▶ [Data extract]
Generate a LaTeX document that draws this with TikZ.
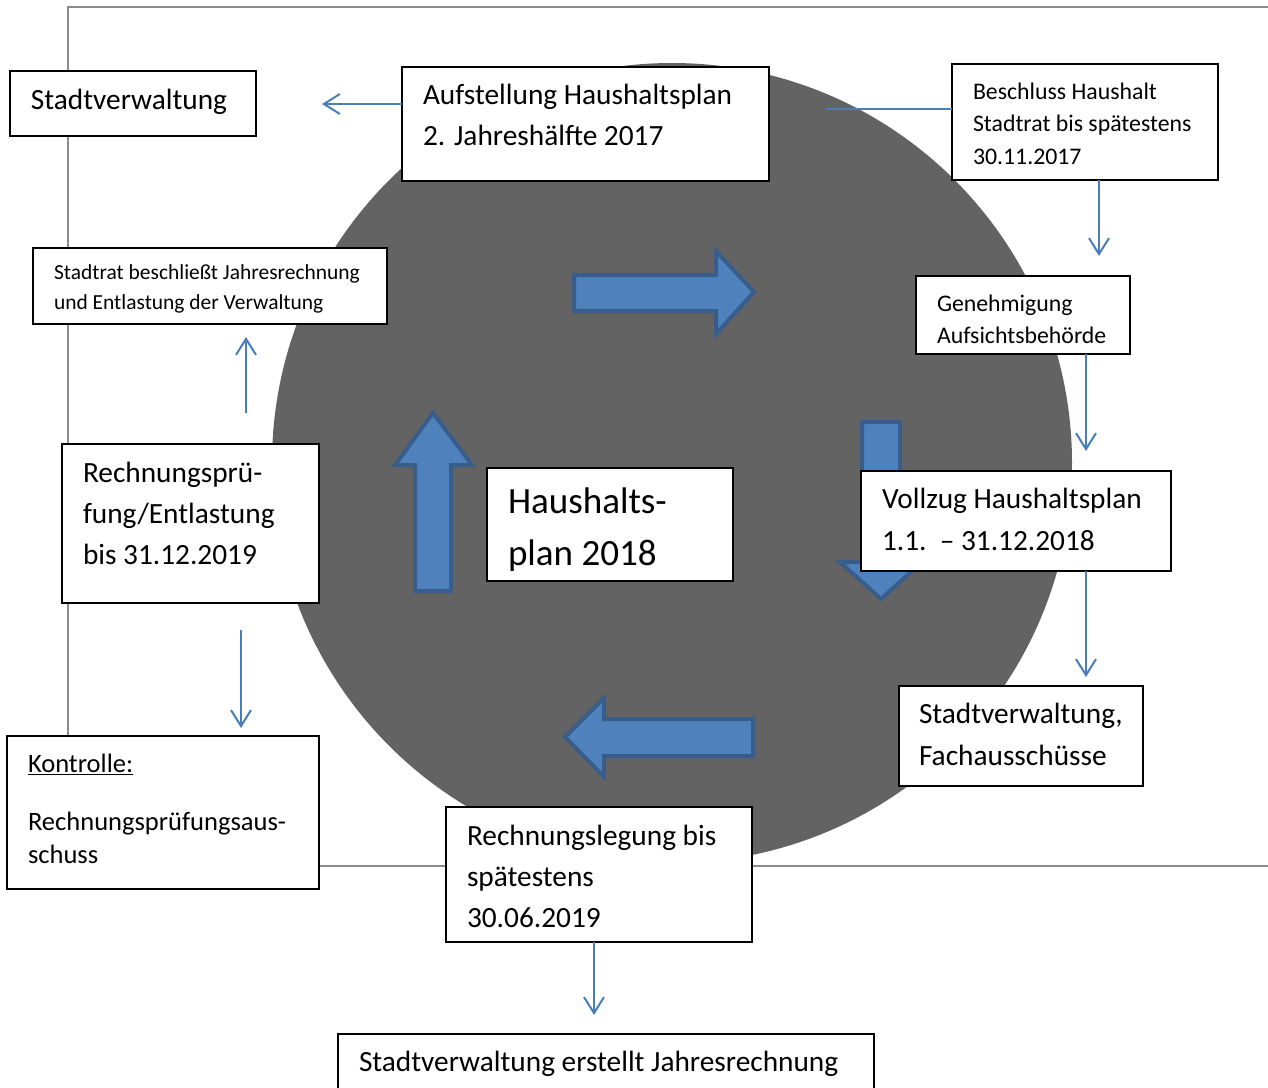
\documentclass[tikz,border=0pt]{standalone}
\usepackage{fontspec}
\setmainfont{Carlito}
\usetikzlibrary{arrows.meta}
\definecolor{circ}{HTML}{636363}
\definecolor{conncol}{HTML}{4A7EBB}
\definecolor{bafill}{HTML}{4F81BD}
\definecolor{badraw}{HTML}{385D8A}
\definecolor{framecol}{HTML}{8C8C8C}
\newcommand\lns[2]{\vtop{\baselineskip=#1\relax\lineskiplimit=-10pt\halign{##\hfil\cr#2\crcr}}}
\newcommand\bxnode[5]{\node[bx, minimum width={(#4-#2)*0.75pt}, minimum height={(#5-#3)*0.75pt}] (#1) at ({(#2+#4)/2},{(#3+#5)/2}) {};}
\tikzset{
  bx/.style={draw=black, fill=white, line width=1.5pt, inner sep=0pt, outer sep=0pt, rectangle},
  txt/.style={anchor=base west, inner sep=0pt, outer sep=0pt, text=black},
  fnorm/.style={font=\fontsize{22pt}{30.75pt}\selectfont},
  conn/.style={draw=conncol, line width=1.5pt, -{Straight Barb[length=12pt, width=15pt, line width=1.5pt]}},
  plainconn/.style={draw=conncol, line width=1.5pt},
  blockarrow/.style={fill=bafill, draw=badraw, line width=3pt, line join=miter},
}
\begin{document}
\begin{tikzpicture}[x=0.75pt, y=-0.75pt]
\useasboundingbox (0,0) rectangle (1268,1088);
% frame
\draw[framecol, line width=1.3pt] (1268,7) -- (68,7) -- (68,866) -- (1268,866);
% circle
\fill[circ] (672,463) circle[radius=400];
% block arrows
\path[blockarrow] (574,275) -- (716,275) -- (716,251) -- (754,292) -- (716,334) -- (716,311) -- (574,311) -- cycle;
\path[blockarrow] (415,591) -- (415,465) -- (395,465) -- (433,413) -- (472,465) -- (451,465) -- (451,591) -- cycle;
\path[blockarrow] (862,422) -- (900,422) -- (900,562) -- (922,562) -- (881,599) -- (840,562) -- (862,562) -- cycle;
\path[blockarrow] (753,719) -- (604,719) -- (604,698) -- (565,737) -- (604,777) -- (604,756) -- (753,756) -- cycle;
% boxes
\bxnode{sv}{10}{71}{256}{136}
\bxnode{auf}{402}{67}{769}{181}
\bxnode{bes}{952}{64}{1218}{180}
\bxnode{gen}{916}{276}{1130}{354}
\bxnode{vol}{861}{471}{1171}{571}
\bxnode{svf}{899}{686}{1143}{786}
\bxnode{rl}{446}{807}{752}{942}
\bxnode{jr}{338}{1034}{874}{1110}
\bxnode{kon}{7}{736}{319}{889}
\bxnode{rp}{62}{444}{319}{603}
\bxnode{sb}{33}{248}{387}{324}
\bxnode{hp}{487}{468}{733}{581}
% texts
\node[txt, font=\fontsize{22pt}{30.75pt}\selectfont] (tsv) at (31,110) {Stadtverwaltung};
\node[txt, fnorm] (tauf) at (423,105) {\lns{30.75pt}{Aufstellung Haushaltsplan\cr 2. Jahreshälfte 2017}};
\node[txt, font=\fontsize{17.85pt}{24.4pt}\selectfont] (tbes) at (973,99) {\lns{24.4pt}{Beschluss Haushalt\cr Stadtrat bis spätestens\cr 30.11.2017}};
\node[txt, font=\fontsize{17.85pt}{24.4pt}\selectfont] (tgen) at (937,311) {\lns{24pt}{Genehmigung\cr Aufsichtsbehörde}};
\node[txt, fnorm] (tvol) at (882,508) {\lns{31.5pt}{Vollzug Haushaltsplan\cr 1.1.\ \ –\ 31.12.2018}};
\node[txt, fnorm] (tsvf) at (919,723) {\lns{31.5pt}{Stadtverwaltung,\cr Fachausschüsse}};
\node[txt, fnorm] (trl) at (467,845) {\lns{30.75pt}{Rechnungslegung bis\cr spätestens\cr 30.06.2019}};
\node[txt, fnorm] (tjr) at (359,1071) {Stadtverwaltung erstellt Jahresrechnung};
\node[txt, font=\fontsize{19.9pt}{24.75pt}\selectfont] (tkon) at (28,772) {\lns{24.75pt}{\underline{Kontrolle:}\cr\cr\noalign{\vskip-6pt}Rechnungsprüfungsaus-\cr schuss}};
\node[txt, fnorm] (trp) at (83,482) {\lns{30.75pt}{Rechnungsprü-\cr fung/Entlastung\cr bis 31.12.2019}};
\node[txt, font=\fontsize{16.1pt}{22.5pt}\selectfont] (tsb) at (54,279) {\lns{22.5pt}{Stadtrat beschließt Jahresrechnung\cr und Entlastung der Verwaltung}};
\node[txt, font=\fontsize{27.8pt}{39pt}\selectfont] (thp) at (508,513) {\lns{39pt}{Haushalts-\cr plan 2018}};
% connectors
\coordinate (e1) at (322,104);
\draw[conn] (auf.west |- e1) -- (e1);
\coordinate (e2) at (826,109);
\draw[plainconn] (bes.west |- e2) -- (e2);
\coordinate (e3) at (1099,256);
\draw[conn] (bes.south -| e3) -- (e3);
\coordinate (e4) at (1086,451);
\draw[conn] (gen.south -| e4) -- (e4);
\coordinate (e5) at (1086,677);
\draw[conn] (vol.south -| e5) -- (e5);
\coordinate (e6) at (594,1015);
\draw[conn] (rl.south -| e6) -- (e6);
\coordinate (s7) at (241,630);
\coordinate (e7) at (241,728);
\draw[conn] (s7) -- (e7);
\coordinate (s8) at (246,413);
\coordinate (e8) at (246,337);
\draw[conn] (s8) -- (e8);
\end{tikzpicture}
\end{document}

▶ [Work required]
Print out the material word for word, omitting the pictures.

▶ [Exercise solution]
Generate a LaTeX document that draws this with TikZ.
\documentclass[tikz,border=0pt]{standalone}
\usepackage{fontspec}
\setmainfont{Carlito}
\usetikzlibrary{arrows.meta}
\definecolor{circ}{HTML}{636363}
\definecolor{conncol}{HTML}{4A7EBB}
\definecolor{bafill}{HTML}{4F81BD}
\definecolor{badraw}{HTML}{385D8A}
\definecolor{framecol}{HTML}{8C8C8C}
\newcommand\lns[2]{\vtop{\baselineskip=#1\relax\lineskiplimit=-10pt\halign{##\hfil\cr#2\crcr}}}
\newcommand\bxnode[5]{\node[bx, minimum width={(#4-#2)*0.75pt}, minimum height={(#5-#3)*0.75pt}] (#1) at ({(#2+#4)/2},{(#3+#5)/2}) {};}
\tikzset{
  bx/.style={draw=black, fill=white, line width=1.5pt, inner sep=0pt, outer sep=0pt, rectangle},
  txt/.style={anchor=base west, inner sep=0pt, outer sep=0pt, text=black},
  fnorm/.style={font=\fontsize{22pt}{30.75pt}\selectfont},
  conn/.style={draw=conncol, line width=1.5pt, -{Straight Barb[length=12pt, width=15pt, line width=1.5pt]}},
  plainconn/.style={draw=conncol, line width=1.5pt},
  blockarrow/.style={fill=bafill, draw=badraw, line width=3pt, line join=miter},
}
\begin{document}
\begin{tikzpicture}[x=0.75pt, y=-0.75pt]
\useasboundingbox (0,0) rectangle (1268,1088);
% frame
\draw[framecol, line width=1.3pt] (1268,7) -- (68,7) -- (68,866) -- (1268,866);
% circle
\fill[circ] (672,463) circle[radius=400];
% block arrows
\path[blockarrow] (574,275) -- (716,275) -- (716,251) -- (754,292) -- (716,334) -- (716,311) -- (574,311) -- cycle;
\path[blockarrow] (415,591) -- (415,465) -- (395,465) -- (433,413) -- (472,465) -- (451,465) -- (451,591) -- cycle;
\path[blockarrow] (862,422) -- (900,422) -- (900,562) -- (922,562) -- (881,599) -- (840,562) -- (862,562) -- cycle;
\path[blockarrow] (753,719) -- (604,719) -- (604,698) -- (565,737) -- (604,777) -- (604,756) -- (753,756) -- cycle;
% boxes
\bxnode{sv}{10}{71}{256}{136}
\bxnode{auf}{402}{67}{769}{181}
\bxnode{bes}{952}{64}{1218}{180}
\bxnode{gen}{916}{276}{1130}{354}
\bxnode{vol}{861}{471}{1171}{571}
\bxnode{svf}{899}{686}{1143}{786}
\bxnode{rl}{446}{807}{752}{942}
\bxnode{jr}{338}{1034}{874}{1110}
\bxnode{kon}{7}{736}{319}{889}
\bxnode{rp}{62}{444}{319}{603}
\bxnode{sb}{33}{248}{387}{324}
\bxnode{hp}{487}{468}{733}{581}
% texts
\node[txt, font=\fontsize{22pt}{30.75pt}\selectfont] (tsv) at (31,110) {Stadtverwaltung};
\node[txt, fnorm] (tauf) at (423,105) {\lns{30.75pt}{Aufstellung Haushaltsplan\cr 2. Jahreshälfte 2017}};
\node[txt, font=\fontsize{17.85pt}{24.4pt}\selectfont] (tbes) at (973,99) {\lns{24.4pt}{Beschluss Haushalt\cr Stadtrat bis spätestens\cr 30.11.2017}};
\node[txt, font=\fontsize{17.85pt}{24.4pt}\selectfont] (tgen) at (937,311) {\lns{24pt}{Genehmigung\cr Aufsichtsbehörde}};
\node[txt, fnorm] (tvol) at (882,508) {\lns{31.5pt}{Vollzug Haushaltsplan\cr 1.1.\ \ –\ 31.12.2018}};
\node[txt, fnorm] (tsvf) at (919,723) {\lns{31.5pt}{Stadtverwaltung,\cr Fachausschüsse}};
\node[txt, fnorm] (trl) at (467,845) {\lns{30.75pt}{Rechnungslegung bis\cr spätestens\cr 30.06.2019}};
\node[txt, fnorm] (tjr) at (359,1071) {Stadtverwaltung erstellt Jahresrechnung};
\node[txt, font=\fontsize{19.9pt}{24.75pt}\selectfont] (tkon) at (28,772) {\lns{24.75pt}{\underline{Kontrolle:}\cr\cr\noalign{\vskip-6pt}Rechnungsprüfungsaus-\cr schuss}};
\node[txt, fnorm] (trp) at (83,482) {\lns{30.75pt}{Rechnungsprü-\cr fung/Entlastung\cr bis 31.12.2019}};
\node[txt, font=\fontsize{16.1pt}{22.5pt}\selectfont] (tsb) at (54,279) {\lns{22.5pt}{Stadtrat beschließt Jahresrechnung\cr und Entlastung der Verwaltung}};
\node[txt, font=\fontsize{27.8pt}{39pt}\selectfont] (thp) at (508,513) {\lns{39pt}{Haushalts-\cr plan 2018}};
% connectors
\coordinate (e1) at (322,104);
\draw[conn] (auf.west |- e1) -- (e1);
\coordinate (e2) at (826,109);
\draw[plainconn] (bes.west |- e2) -- (e2);
\coordinate (e3) at (1099,256);
\draw[conn] (bes.south -| e3) -- (e3);
\coordinate (e4) at (1086,451);
\draw[conn] (gen.south -| e4) -- (e4);
\coordinate (e5) at (1086,677);
\draw[conn] (vol.south -| e5) -- (e5);
\coordinate (e6) at (594,1015);
\draw[conn] (rl.south -| e6) -- (e6);
\coordinate (s7) at (241,630);
\coordinate (e7) at (241,728);
\draw[conn] (s7) -- (e7);
\coordinate (s8) at (246,413);
\coordinate (e8) at (246,337);
\draw[conn] (s8) -- (e8);
\end{tikzpicture}
\end{document}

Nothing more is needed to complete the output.